GIVEN REQUEST
Reproduce nothing but the lines from the start of the material through the line that includes "def py(y): return 1 - y / H", both ends included, and omit every picture.
══ COLLECTED MATERIAL ══
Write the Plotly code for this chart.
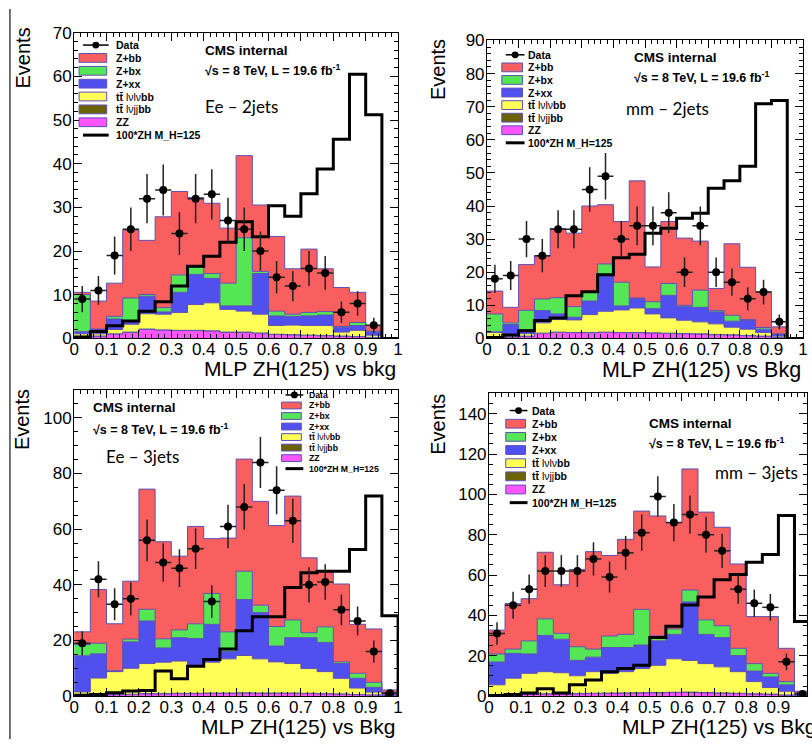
import numpy as np
import plotly.graph_objects as go

W, H = 812, 749
def px(x): return x / W
def py(y): return 1 - y / H

# ---------------- data ----------------
bin_edges = [0.0, 0.05, 0.1, 0.15, 0.2, 0.25, 0.3, 0.35, 0.4, 0.45, 0.5,
             0.55, 0.6, 0.65, 0.7, 0.75, 0.8, 0.85, 0.9, 0.95, 1.0]
bin_centers = [0.025, 0.075, 0.125, 0.175, 0.225, 0.275, 0.325, 0.375, 0.425, 0.475,
               0.525, 0.575, 0.625, 0.675, 0.725, 0.775, 0.825, 0.875, 0.925, 0.975]

legend_labels = ["<b>Data</b>", "<b>Z+bb</b>", "<b>Z+bx</b>", "<b>Z+xx</b>",
                 "<b>tt̄</b> lνlν<b>bb</b>",
                 "<b>tt̄</b> lνjj<b>bb</b>",
                 "<b>ZZ</b>", "<b>100*ZH M_H=125</b>"]
channel_labels = ["Ee – 2jets", "mm – 2jets", "Ee – 3jets", "mm – 3jets"]
x_titles = ["MLP ZH(125) vs bkg", "MLP ZH(125) vs Bkg", "MLP ZH(125) vs Bkg", "MLP ZH(125) vs Bkg"]

# Ee - 2jets
tl_zz   = [0.4,0.5,1.0,1.4,2.1,1.9,1.8,1.8,1.7,1.4,1.4,1.2,0.9,0.8,0.7,0.6,0.5,0.4,0.2,0]
tl_ttjj = [0.05,0.05,0.05,0.05,0.05,0.05,0.05,0.05,0.05,0.05,0.05,0.05,0.05,0.05,0.05,0.05,0.05,0.05,0.05,0]
tl_ttll = [0.6,0.5,1.0,1.8,3.5,3.6,4.1,5.9,6.4,5.2,4.8,4.3,2.0,2.2,2.2,2.3,0.9,1.4,0.5,0]
tl_zxx  = [0.5,1.0,2.4,0.6,4.0,0.5,4.6,6.9,5.6,0.8,1.2,9.3,2.2,2.0,2.2,2.4,1.1,1.1,0.7,0]
tl_zbx  = [8.5,0.1,0.6,5.4,0.4,1.0,4.0,1.7,1.1,5.2,15.6,0.5,1.1,0.5,0.8,0.8,0.2,0.7,0.2,0]
tl_zbb  = [0.5,6.4,7.6,15.6,12.4,20.8,19.1,15.9,16.1,12.6,18.8,15.2,17.1,10.4,14.5,9.8,8.9,6.9,1.3,0]
tl_sig  = [0.3,1.6,2.9,4.0,6.2,8.4,12.0,16.5,18.8,22.0,26.7,23.3,30.4,28.0,33.1,38.8,45.6,60.5,51.2,0]
tl_data = [9,11,19,25,32,34,24,32,33,27,25,20,14,12,16,15,6,8,3,None]

# mm - 2jets
tr_zz   = [0.3,0.4,0.6,1.5,1.8,1.7,1.7,1.8,1.7,1.7,1.6,1.5,1.4,1.3,1.1,1.0,0.8,0.6,0.3,0]
tr_ttjj = [0.1,0.1,0.1,0.1,0.1,0.1,0.1,0.1,0.1,0.1,0.1,0.1,0.1,0.1,0.1,0.1,0.1,0.1,0.05,0]
tr_ttll = [1.4,0.7,0.8,3.1,3.8,3.8,5.4,6.3,6.8,7.4,5.7,4.6,4.0,3.6,3.2,2.3,1.9,1.1,0.35,0]
tr_zxx  = [0.2,3.0,1.2,3.7,1.7,0.8,4.1,10.8,1.2,2.9,1.6,6.8,4.1,4.4,3.6,1.8,2.6,1.0,0.6,0]
tr_zbx  = [5.4,0.5,5.8,3.5,4.9,3.2,2.8,3.5,7.2,0.1,2.1,3.6,0.4,5.2,0.4,1.8,0.3,0.5,0.1,0]
tr_zbb  = [6.9,4.7,13.8,13.0,20.9,22.2,25.9,17.9,18.3,35.4,10.5,18.7,20.3,14.8,6.7,21.6,15.8,10.8,2.1,0]
tr_sig  = [0.3,1.0,2.3,5.4,6.2,12.9,14.1,19.2,24.4,25.4,31.8,33.3,36.3,37.8,45.4,47.6,52.0,70.9,71.9,0]
tr_data = [18,19,30,25,33,33,45,49,30,34,34,38,20,34,20,17,12,14,5,None]

# Ee - 3jets
bl_zz   = [0.3,0.4,0.5,0.6,0.8,0.8,0.9,0.9,1.0,1.0,1.1,1.0,1.0,1.0,0.9,0.8,0.7,0.5,0.4,0.2]
bl_ttjj = [0.1,0.1,0.1,0.1,0.1,0.1,0.1,0.1,0.1,0.1,0.1,0.1,0.1,0.1,0.1,0.1,0.1,0.1,0.05,0.05]
bl_ttll = [1.1,6.0,8.2,9.3,10.8,11.3,11.6,10.1,11.1,12.3,13.4,12.3,11.2,10.6,8.9,7.9,5.6,2.3,1.0,0.25]
bl_zxx  = [13.0,8.7,0.2,9.5,15.3,5.1,8.4,9.6,13.6,2.6,20.1,16.6,5.7,9.3,11.1,10.5,5.3,3.5,1.7,0.7]
bl_zbx  = [4.0,3.8,0.1,1.0,4.2,3.3,2.8,5.3,11.1,7.1,10.2,2.7,7.0,6.4,1.8,5.6,0.6,1.8,1.8,0.1]
bl_zbb  = [4.6,19.3,16.9,20.8,43.2,34.9,26.5,35.0,19.7,33.7,40.3,37.3,36.3,44.5,26.9,20.2,28.0,17.6,19.2,0.9]
bl_sig  = [0.35,0.6,1.2,1.8,2.0,9.0,6.2,10.7,13.2,16.9,23.5,28.5,28.5,39.0,44.3,44.9,44.9,52.7,71.9,28.9]
bl_data = [19,42,33,35,56,48,46,53,34,61,68,84,74,63,40,41,31,27,16,1]

# mm - 3jets
br_zz   = [0.5,0.6,0.8,1.0,1.0,1.1,1.2,1.3,1.4,1.5,1.6,1.7,1.8,1.6,1.4,1.2,1.0,0.8,0.5,0.3]
br_ttjj = [0.2,0.2,0.2,0.2,0.2,0.2,0.2,0.2,0.2,0.2,0.2,0.2,0.2,0.2,0.2,0.2,0.2,0.2,0.1,0.05]
br_ttll = [4.9,8.1,10.3,10.9,10.4,8.8,10.7,9.8,10.5,12.0,13.5,16.6,15.7,14.3,12.9,10.7,6.0,3.3,1.8,0.45]
br_zxx  = [11.3,12.3,9.6,18.0,16.6,7.6,7.2,12.8,12.0,11.6,12.1,12.1,29.0,14.5,14.5,8.0,5.2,5.2,3.2,0.4]
br_zbx  = [4.0,2.1,6.5,8.2,2.9,6.8,4.0,5.7,6.5,17.7,2.4,2.7,5.9,7.2,5.9,3.6,3.7,1.8,1.6,0.3]
br_zbb  = [11.8,22.6,20.9,33.0,24.1,38.3,48.3,39.9,47.1,48.7,59.5,52.8,60.0,53.4,48.8,41.8,23.3,28.1,16.5,0.9]
br_sig  = [0.3,0.8,1.6,3.7,1.6,5.6,8.0,12.1,13.7,15.3,29.0,34.6,45.1,49.1,57.7,60.3,66.3,70.2,89.5,37.0]
br_data = [31,45,53,62,62,62,68,59,71,81,99,86,90,80,72,53,46,44,17,1]

# ---------------- styles ----------------
# stack order bottom -> top: ZZ, tt lvjjbb, tt lvlvbb, Z+xx, Z+bx, Z+bb
stack_colors = ["#FF55FF", "#6B6200", "#FFFF55", "#5050EE", "#55E655", "#FA5F5F"]
outline = "#5E4FB5"
FONT = "Liberation Sans, Arial, sans-serif"

panels = [
    dict(ax="", comps=[tl_zz, tl_ttjj, tl_ttll, tl_zxx, tl_zbx, tl_zbb], sig=tl_sig, data=tl_data,
         xpix=(70, 398), ypix=(24.3, 338), xr=[0, 1], yr=[0, 70], ydt=10, ymin=2),
    dict(ax="2", comps=[tr_zz, tr_ttjj, tr_ttll, tr_zxx, tr_zbx, tr_zbb], sig=tr_sig, data=tr_data,
         xpix=(488, 808), ypix=(32.3, 338), xr=[0, 1], yr=[0, 90], ydt=10, ymin=2),
    dict(ax="3", comps=[bl_zz, bl_ttjj, bl_ttll, bl_zxx, bl_zbx, bl_zbb], sig=bl_sig, data=bl_data,
         xpix=(70, 398), ypix=(391, 705), xr=[0, 1], yr=[0, 110], ydt=20, ymin=5),
    dict(ax="4", comps=[br_zz, br_ttjj, br_ttll, br_zxx, br_zbx, br_zbb], sig=br_sig, data=br_data,
         xpix=(490, 812), ypix=(394.5, 705), xr=[0, (812 - 490) / 325.6], yr=[0, 150], ydt=20, ymin=5),
]

fig = go.Figure()
layout_axes = {}
for p in panels:
    xa = "x" + p["ax"]
    ya = "y" + p["ax"]
    cum = np.zeros(20)
    for k, comp in enumerate(p["comps"]):
        cum = cum + np.array(comp, dtype=float)
        yv = list(cum) + [cum[-1]]
        fig.add_trace(go.Scatter(
            x=bin_edges, y=yv, xaxis=xa, yaxis=ya, mode="lines",
            line=dict(shape="hv", color=outline, width=1),
            fill="tozeroy" if k == 0 else "tonexty", fillcolor=stack_colors[k],
            hoverinfo="skip", showlegend=False))
    # signal step line
    sx = [0.0] + bin_edges + [1.0]
    sy = [0.0] + list(p["sig"]) + [p["sig"][-1], 0.0]
    fig.add_trace(go.Scatter(x=sx, y=sy, xaxis=xa, yaxis=ya, mode="lines",
                             line=dict(shape="hv", color="black", width=3),
                             hoverinfo="skip", showlegend=False))
    # data
    dx = [c for c, d in zip(bin_centers, p["data"]) if d is not None]
    dy = [d for d in p["data"] if d is not None]
    fig.add_trace(go.Scatter(
        x=dx, y=dy, xaxis=xa, yaxis=ya, mode="markers",
        marker=dict(color="black", size=8),
        error_y=dict(type="data", array=[np.sqrt(v) for v in dy], color="#222222", thickness=1.5, width=0),
        error_x=dict(type="constant", value=0.025, color="#222222", thickness=1.5, width=0),
        hoverinfo="skip", showlegend=False))

    common = dict(showgrid=False, zeroline=False, showline=True, linecolor="black", linewidth=1,
                  mirror="ticks", ticks="inside", tickcolor="black", ticklen=8, tickwidth=1,
                  tickfont=dict(family=FONT, size=17, color="black"))
    layout_axes["xaxis" + p["ax"]] = dict(
        common, domain=[px(p["xpix"][0]), px(p["xpix"][1])], range=p["xr"], anchor=ya,
        tick0=0, dtick=0.1, ticklabelstandoff=-5,
        minor=dict(dtick=0.02, ticks="inside", ticklen=4, tickcolor="black", showgrid=False))
    layout_axes["yaxis" + p["ax"]] = dict(
        common, domain=[py(p["ypix"][1]), py(p["ypix"][0])], range=p["yr"], anchor=xa,
        tick0=0, dtick=p["ydt"], ticklabelstandoff=-2,
        minor=dict(dtick=p["ymin"], ticks="inside", ticklen=4, tickcolor="black", showgrid=False))

annotations = []
shapes = []

def ann(text, x, y, size, xanchor="left", bold=False, family=FONT, angle=0):
    annotations.append(dict(text=("<b>%s</b>" % text) if bold else text, x=px(x), y=py(y),
                            xref="paper", yref="paper", xanchor=xanchor, yanchor="middle",
                            showarrow=False, textangle=angle,
                            font=dict(family=family, size=size, color="black")))

# axis titles
for (xc, yc) in [(18, 50), (439, 62), (18, 421), (439, 426)]:
    ann("Events", xc, yc, 20, xanchor="center", angle=-90)
ann(x_titles[0], 398, 369, 21, xanchor="right")
ann(x_titles[1], 808, 370, 21.5, xanchor="right")
ann(x_titles[2], 398, 736, 21, xanchor="right")
ann(x_titles[3], 623, 736, 21, xanchor="left")

# CMS labels
cms_pos = [((200, 43), (200, 63), (200, 100)),
           ((635, 50), (635, 70), (627, 102)),
           ((87, 409), (87, 431), (100, 459)),
           ((650, 425), (650, 445), (717, 476))]
for i, (a, b, c) in enumerate(cms_pos):
    ann("CMS internal", a[0], a[1], 13.5, bold=True)
    ann("√s = 8 TeV, L = 19.6 fb<sup>-1</sup>", b[0], b[1], 12.5, bold=True)
    ann(channel_labels[i], c[0], c[1], 17, family="Lato, Open Sans, sans-serif")

# legends (drawn per panel)
def draw_legend(bx0, bx1, tx, y0, step, fs, bh):
    fill_order = [5, 4, 3, 2, 1, 0]  # Z+bb, Z+bx, Z+xx, ttll, ttjj, ZZ
    lx0, lx1 = bx0 + 4, bx1 + 2
    for i, lab in enumerate(legend_labels):
        yc = y0 + i * step
        if i == 0:
            shapes.append(dict(type="line", xref="paper", yref="paper", x0=px(lx0), x1=px(lx1),
                               y0=py(yc), y1=py(yc), line=dict(color="black", width=1.5)))
            xm = (lx0 + lx1) / 2
            r = 3.5
            shapes.append(dict(type="circle", xref="paper", yref="paper", x0=px(xm - r), x1=px(xm + r),
                               y0=py(yc + r), y1=py(yc - r), fillcolor="black", line=dict(color="black", width=0)))
        elif i == 7:
            shapes.append(dict(type="line", xref="paper", yref="paper", x0=px(lx0), x1=px(lx1),
                               y0=py(yc), y1=py(yc), line=dict(color="black", width=3)))
        else:
            shapes.append(dict(type="rect", xref="paper", yref="paper", x0=px(bx0), x1=px(bx1),
                               y0=py(yc + bh / 2), y1=py(yc - bh / 2),
                               fillcolor=stack_colors[fill_order[i - 1]], line=dict(color=outline, width=1)))
        annotations.append(dict(text=lab, x=px(tx), y=py(yc), xref="paper", yref="paper",
                                xanchor="left", yanchor="middle", showarrow=False,
                                font=dict(family=FONT, size=fs, color="black")))

draw_legend(75, 103, 110, 37, 13.2, 10.5, 9)
draw_legend(503, 524, 528, 47, 12.9, 10.5, 9)
draw_legend(280, 300, 306, 396, 10.8, 8.7, 7)
draw_legend(507, 527, 532, 412, 13.5, 10.5, 9)

# left slide border
shapes.append(dict(type="line", xref="paper", yref="paper", x0=px(5), x1=px(5), y0=0, y1=1,
                   line=dict(color="#444444", width=1.5)))

fig.update_layout(width=W, height=H, margin=dict(l=0, r=0, t=0, b=0),
                  paper_bgcolor="white", plot_bgcolor="white", showlegend=False,
                  annotations=annotations, shapes=shapes, **layout_axes)

fig.write_html("out.html")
═══
THE SOLUTION
Write the Plotly code for this chart.
import numpy as np
import plotly.graph_objects as go

W, H = 812, 749
def px(x): return x / W
def py(y): return 1 - y / H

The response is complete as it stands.